All miscanthus have beautiful flowerheads, which last well into late winter
Miscanthus sinensis. There are many types of Miscanthus but ‘Silver Sceptre’ is a prolific flowerer with us, so we pick it and there’s still plenty of seedheads left to stand in the garden through winter. This deciduous grass makes a lovely arching plant with flowering stems to 1.5m, and the fine foliage with a white midrib gives a soft effect. The pinky-silver flowers open in September then dry to frizzy, puffy plumes. Happiest in full sun, it will grow in a range of soils including clay.

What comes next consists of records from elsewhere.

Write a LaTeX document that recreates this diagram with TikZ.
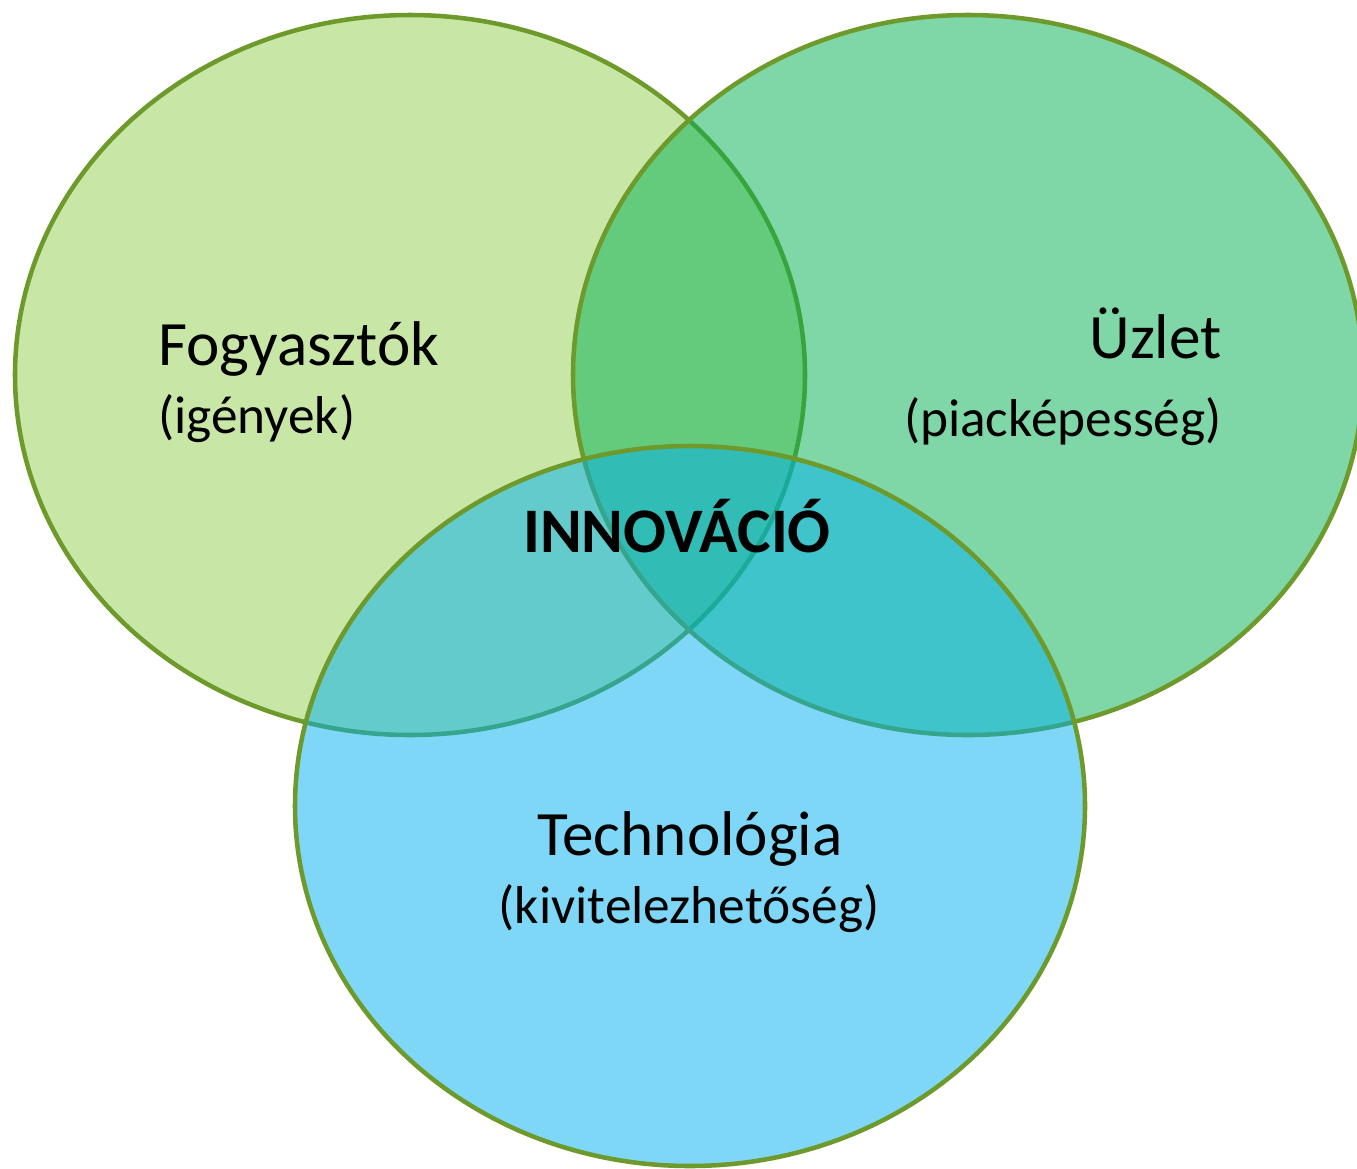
\documentclass[tikz,border=0pt]{standalone}
\usepackage{fontspec}
\setmainfont{Carlito}
\usetikzlibrary{shapes.geometric}
\definecolor{cfog}{HTML}{92D050}
\definecolor{cuzl}{HTML}{00B050}
\definecolor{ctec}{HTML}{00B0F0}
\definecolor{cline}{HTML}{6E9A2C}
\tikzset{
  venn/.style={ellipse, draw=cline, line width=3.4pt, fill opacity=0.5, draw opacity=1,
    minimum width=592.5pt, minimum height=540pt, inner sep=0pt, outer sep=0pt},
  big/.style={font=\fontsize{47.4}{52}\selectfont, inner sep=0pt},
  small/.style={font=\fontsize{40}{46}\selectfont, inner sep=0pt},
}
\begin{document}
\begin{tikzpicture}[x=0.75pt, y=-0.75pt]
\useasboundingbox (0,0) rectangle (1357,1168);
\node[venn, fill=cfog] (fog) at (410,375) {};
\node[venn, fill=cuzl] (uzl) at (968,375) {};
\node[venn, fill=ctec] (tec) at (690,806) {};
\node[big, anchor=base west] (t1) at (158,365) {Fogyasztók};
\node[small, anchor=base west] (t1b) at (158,433) {(igények)};
\node[big, anchor=base east] (t2) at (1222,358) {Üzlet};
\node[small, anchor=base east] (t2b) at (1222,436) {(piacképesség)};
\node[big, anchor=base] (t3) at (690,855) {Technológia};
\node[small, anchor=base] (t3b) at (689,923) {(kivitelezhetőség)};
\node[big, anchor=base, font=\fontsize{47.6}{52}\selectfont\bfseries] (inn) at (677,552) {INNOVÁCIÓ};
\end{tikzpicture}
\end{document}
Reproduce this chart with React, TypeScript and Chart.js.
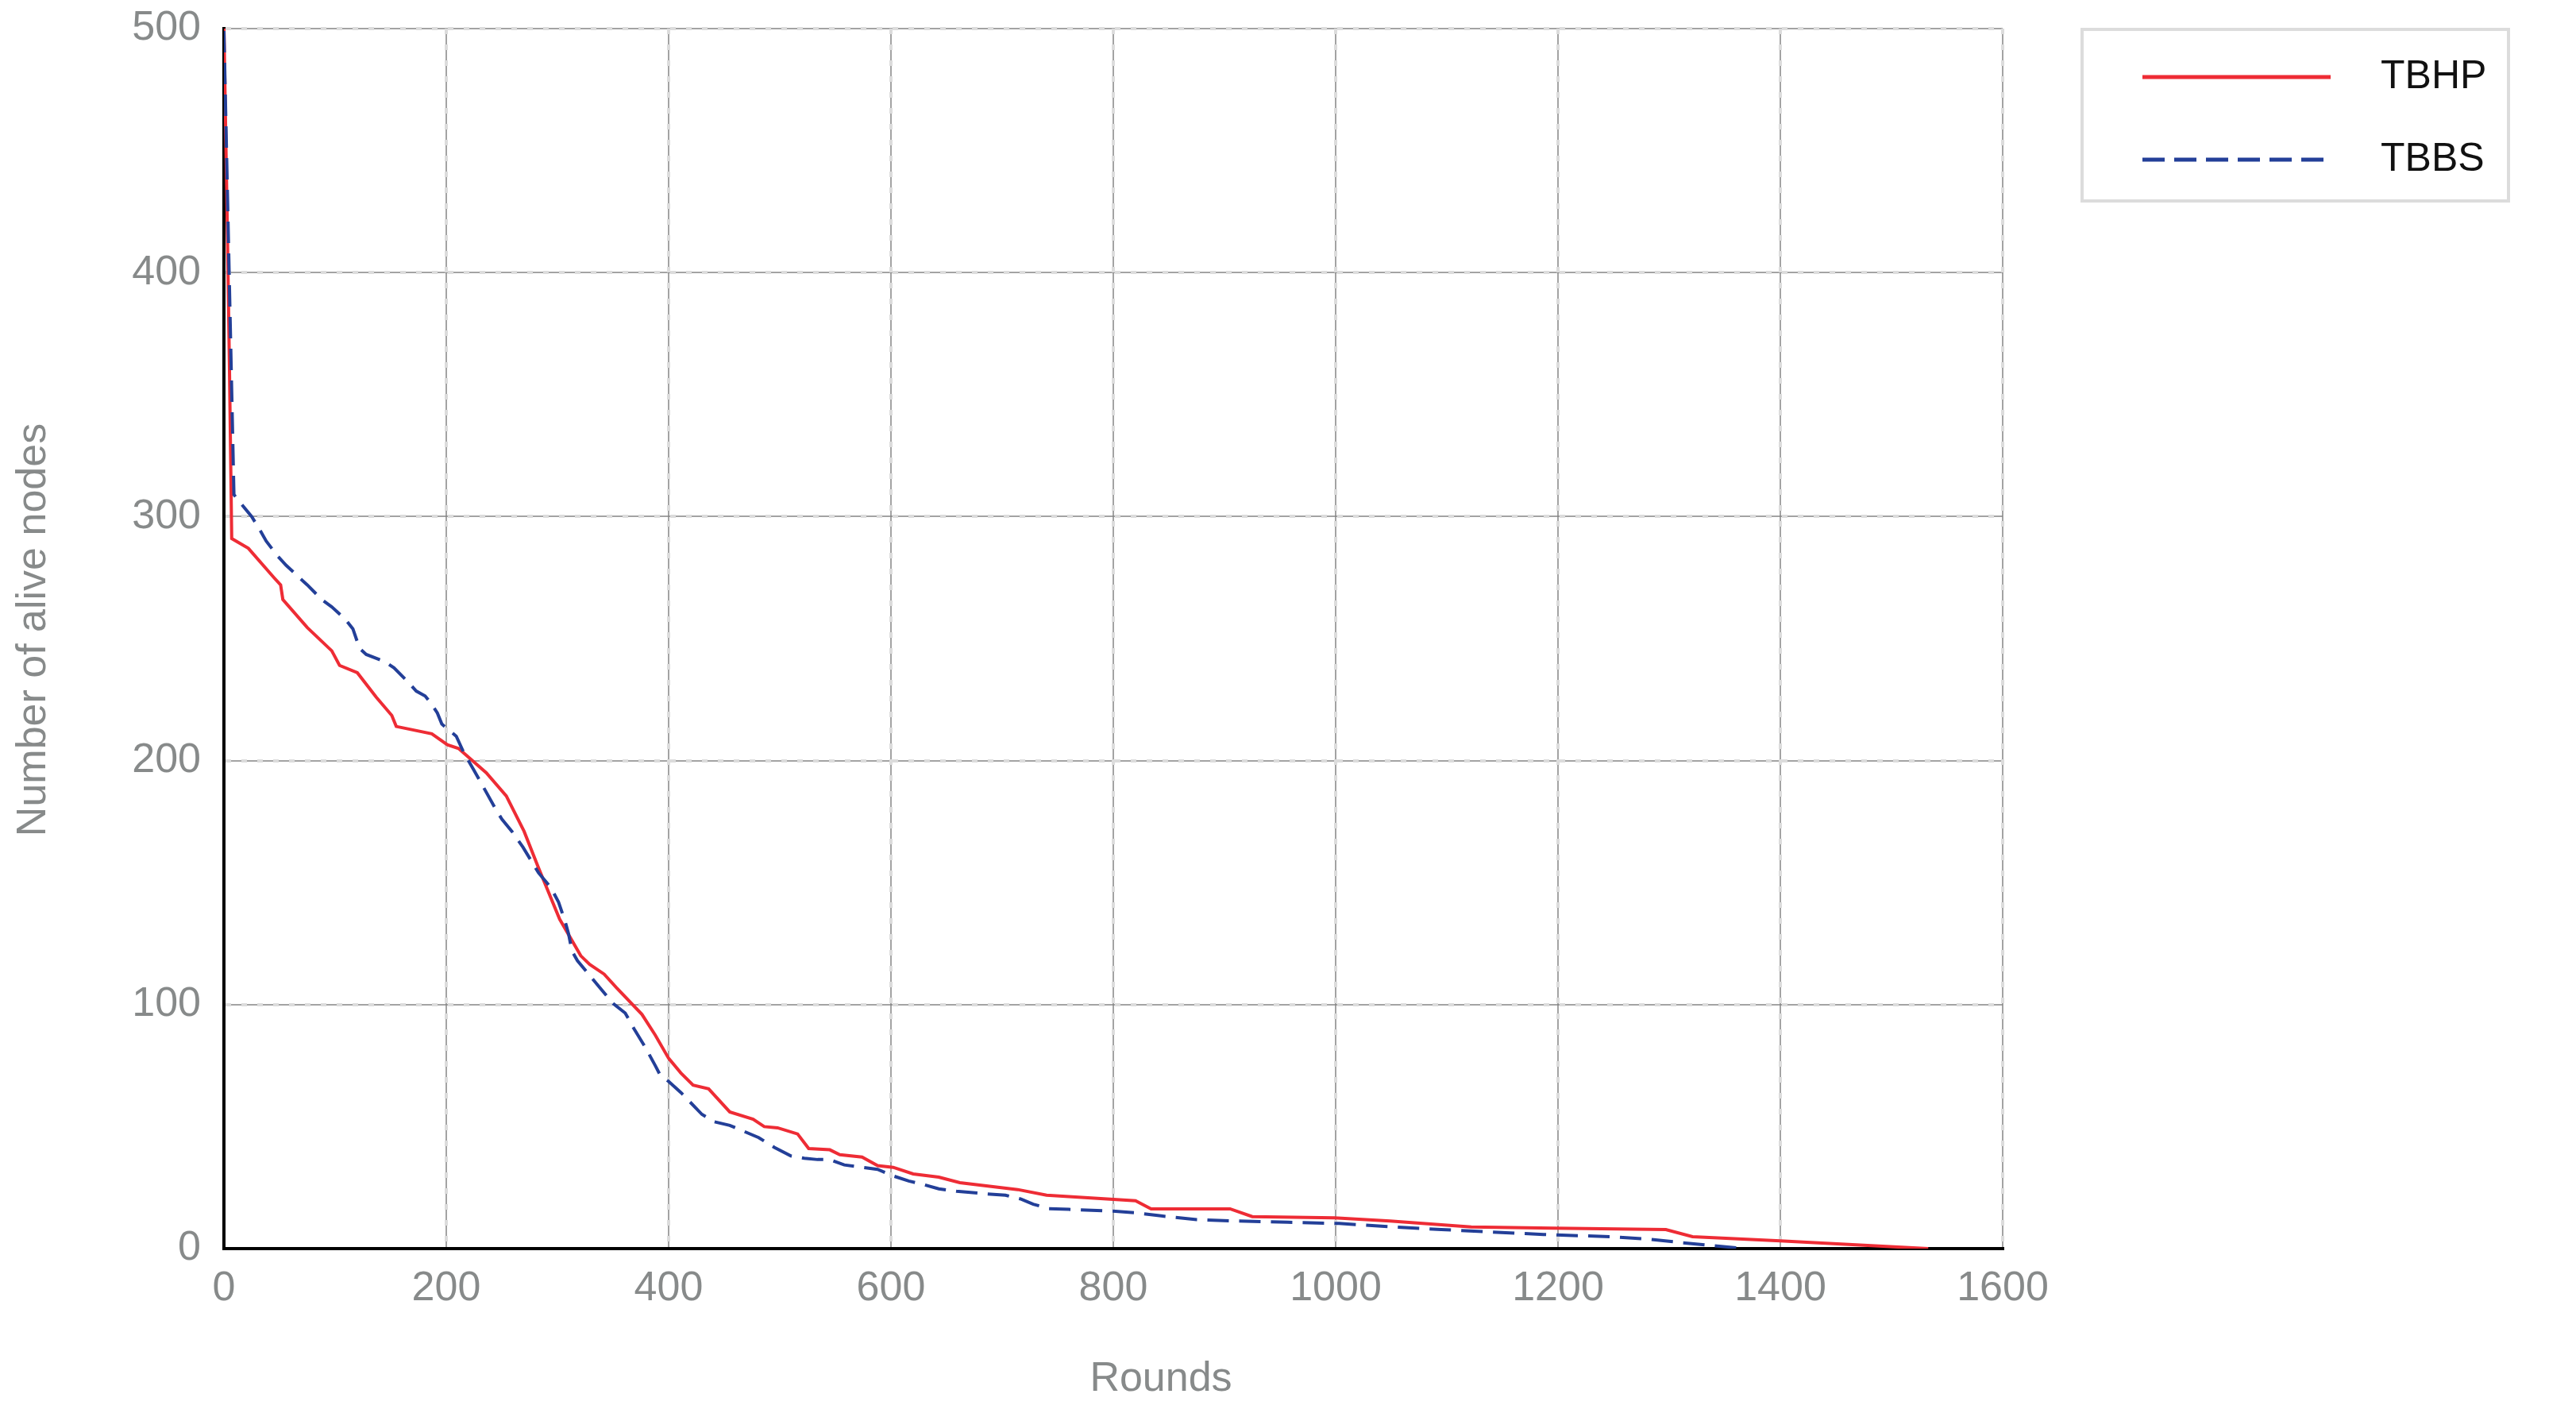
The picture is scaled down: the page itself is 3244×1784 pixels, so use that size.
import React, { useEffect, useRef } from 'react';
import { Chart, registerables } from 'chart.js';

Chart.register(...registerables);

// ---- data ----
const seriesNames = ['TBHP', 'TBBS'];
const xTitle = 'Rounds';
const yTitle = 'Number of alive nodes';

const tbhpRounds = [0, 3, 5, 7, 22, 45, 51, 53, 75, 97, 104, 120, 137, 151, 155, 187, 201, 211, 236, 254, 270, 283, 302, 321, 329, 342, 353, 376, 388, 400, 411, 422, 436, 455, 476, 486, 498, 516, 526, 545, 554, 574, 588, 602, 620, 643, 662, 714, 740, 820, 834, 905, 925, 999, 1049, 1122, 1196, 1297, 1321, 1400, 1533];
const tbhpAlive = [500, 420, 360, 291, 287, 275, 272, 266, 254.5, 245, 239, 236, 226, 218.5, 214, 211, 206.5, 205, 195, 185.5, 171, 156, 135, 120, 116.5, 112.5, 107, 96, 87.5, 78, 72, 67, 65.5, 56, 53, 50, 49.5, 47, 41, 40.5, 38.5, 37.5, 34, 33.3, 30.6, 29.3, 27, 24.2, 21.9, 19.6, 16.3, 16.3, 13.1, 12.6, 11.3, 8.9, 8.4, 7.8, 4.9, 3.2, 0];

const tbbsRounds = [0, 9, 16, 25, 33, 38, 48, 56, 69, 75, 88, 97, 109, 116, 122, 128, 145, 153, 166, 173, 181, 187, 192, 196, 201, 209, 216, 225, 244, 250, 259, 269, 283, 294, 301, 307, 310, 313, 318, 328, 338, 350, 361, 369, 379, 388, 392, 400, 411, 430, 441, 455, 468, 481, 495, 510, 522, 534, 545, 558, 574, 588, 602, 616, 629, 643, 659, 687, 703, 717, 728, 742, 760, 802, 820, 843, 875, 912, 957, 1003, 1049, 1095, 1141, 1187, 1251, 1283, 1312, 1340, 1369];
const tbbsAlive = [499, 309, 305, 300, 294, 290, 284, 280, 274.5, 272, 266, 263, 258, 254, 246, 243.5, 240.5, 238, 232, 228.5, 226.5, 223, 219.5, 215, 213, 210, 203, 196, 180.5, 176, 171, 164.5, 154, 148, 142, 134, 129, 122, 118, 112.5, 107, 100.5, 96.5, 90, 82.5, 75, 71.5, 68.5, 64, 55, 52, 50.5, 48, 45.5, 41.5, 38, 37, 36.5, 36.5, 34.3, 33.3, 32.5, 29.8, 27.7, 26.3, 24.5, 23.5, 22.4, 21.9, 20.3, 18.2, 16.4, 16.1, 15.3, 14.7, 13.4, 11.9, 11.3, 10.8, 10.3, 9, 7.8, 6.8, 5.8, 4.8, 3.8, 2.4, 1.2, 0];

const xMin = 0, xMax = 1600, xStep = 200;
const yMin = 0, yMax = 500, yStep = 100;

// ---- styles ----
const W = 3244, H = 1784;
const FONT = '"Liberation Sans", Arial, Helvetica, sans-serif';
const RED = '#ee2c35';
const BLUE = '#233f98';
const GRAY = '#878a8a';
const DASH_GRID = '#dcdcdc';
const THIN_GRID = '#858585';

const thinGridPlugin = {
  id: 'thinGrid',
  beforeDraw(chart: any) {
    const { ctx, chartArea: a, scales } = chart;
    const xs = scales.x, ys = scales.y;
    ctx.save();
    ctx.strokeStyle = THIN_GRID;
    ctx.lineWidth = 1.5;
    ctx.beginPath();
    xs.ticks.forEach((t: any) => {
      const px = Math.round(xs.getPixelForValue(t.value));
      ctx.moveTo(px, a.top);
      ctx.lineTo(px, a.bottom);
    });
    ys.ticks.forEach((t: any) => {
      const py = Math.round(ys.getPixelForValue(t.value));
      ctx.moveTo(a.left, py);
      ctx.lineTo(a.right, py);
    });
    ctx.stroke();
    ctx.restore();
  },
};

const decorPlugin = {
  id: 'decor',
  afterDraw(chart: any) {
    const { ctx } = chart;
    ctx.save();
    // axis titles
    ctx.fillStyle = GRAY;
    ctx.font = `52px ${FONT}`;
    ctx.textAlign = 'center';
    ctx.textBaseline = 'middle';
    ctx.fillText(xTitle, 1462, 1737);
    ctx.save();
    ctx.translate(43, 793);
    ctx.rotate(-Math.PI / 2);
    ctx.fillText(yTitle, 0, 0);
    ctx.restore();

    // legend box
    ctx.strokeStyle = '#dcdcdc';
    ctx.lineWidth = 4;
    ctx.strokeRect(2622, 37, 537, 216);

    const rows = [
      { name: seriesNames[0], color: RED, dash: [] as number[], y: 97 },
      { name: seriesNames[1], color: BLUE, dash: [28, 12], y: 201 },
    ];
    rows.forEach((r) => {
      ctx.save();
      ctx.strokeStyle = r.color;
      ctx.lineWidth = 5;
      ctx.setLineDash(r.dash);
      ctx.beginPath();
      ctx.moveTo(2698, r.y);
      ctx.lineTo(2935, r.y);
      ctx.stroke();
      ctx.restore();
      ctx.fillStyle = '#111111';
      ctx.font = `50px ${FONT}`;
      ctx.textAlign = 'left';
      ctx.textBaseline = 'middle';
      ctx.fillText(r.name, 2998, r.y);
    });
    ctx.restore();
  },
};

export default function App() {
  const ref = useRef<HTMLCanvasElement | null>(null);

  useEffect(() => {
    document.body.style.margin = '0';
    const canvas = ref.current;
    if (!canvas) return;
    const tickFont = { family: FONT, size: 52, lineHeight: 1.2 };
    const chart = new Chart(canvas, {
      type: 'line',
      data: {
        datasets: [
          {
            label: seriesNames[1],
            data: tbbsRounds.map((r, i) => ({ x: r, y: tbbsAlive[i] })),
            borderColor: BLUE,
            backgroundColor: BLUE,
            borderWidth: 4,
            borderDash: [27, 13],
            pointRadius: 0,
            tension: 0,
            fill: false,
            order: 0,
          },
          {
            label: seriesNames[0],
            data: tbhpRounds.map((r, i) => ({ x: r, y: tbhpAlive[i] })),
            borderColor: RED,
            backgroundColor: RED,
            borderWidth: 4,
            pointRadius: 0,
            tension: 0,
            fill: false,
            order: 1,
          },
        ],
      },
      options: {
        responsive: false,
        animation: false,
        devicePixelRatio: 1,
        layout: { padding: { top: 36, right: 722, left: 0, bottom: 0 } },
        plugins: {
          legend: { display: false },
          tooltip: { enabled: false },
        },
        scales: {
          x: {
            type: 'linear',
            min: xMin,
            max: xMax,
            ticks: {
              stepSize: xStep,
              color: GRAY,
              font: tickFont,
              padding: 19,
              maxRotation: 0,
              autoSkip: false,
              callback: (v: any) => String(v),
            },
            grid: { color: DASH_GRID, lineWidth: 4, drawTicks: false },
            border: { display: true, color: '#000000', width: 4, dash: [7, 13] },
            afterFit: (s: any) => {
              s.height = 212;
              s.paddingLeft = 0;
              s.paddingRight = 0;
            },
          },
          y: {
            type: 'linear',
            min: yMin,
            max: yMax,
            ticks: {
              stepSize: yStep,
              color: GRAY,
              font: tickFont,
              padding: 29,
              callback: (v: any) => String(v),
            },
            grid: { color: DASH_GRID, lineWidth: 4, drawTicks: false },
            border: { display: true, color: '#000000', width: 4, dash: [7, 13] },
            afterFit: (s: any) => {
              s.width = 282;
              s.paddingTop = 0;
              s.paddingBottom = 0;
            },
          },
        },
      } as any,
      plugins: [thinGridPlugin, decorPlugin],
    });
    return () => chart.destroy();
  }, []);

  return (
    <div style={{ position: 'fixed', left: 0, top: 0, width: W, height: H, background: '#ffffff', overflow: 'hidden' }}>
      <canvas ref={ref} width={W} height={H} style={{ width: W, height: H, display: 'block' }} />
    </div>
  );
}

Centaurea montana ‘Purple Heart’

This pretty little ferris-wheel shaped perennial will reward being picked with more flowers
Centaurea montana ‘Purple Heart’ flowers in late May and June at around 30cm. It stands well in a vase where its purple-centred flowers with long white florets draw your eye alongside acidgreen euphorbias, purple alliums and geums. Because we pick from garden borders, not a designated area, we plant it towards the back. After flowering we’ll cut it back and it’ll be screened by taller, later flowering plants. It tolerates a range of soils and prefers sun.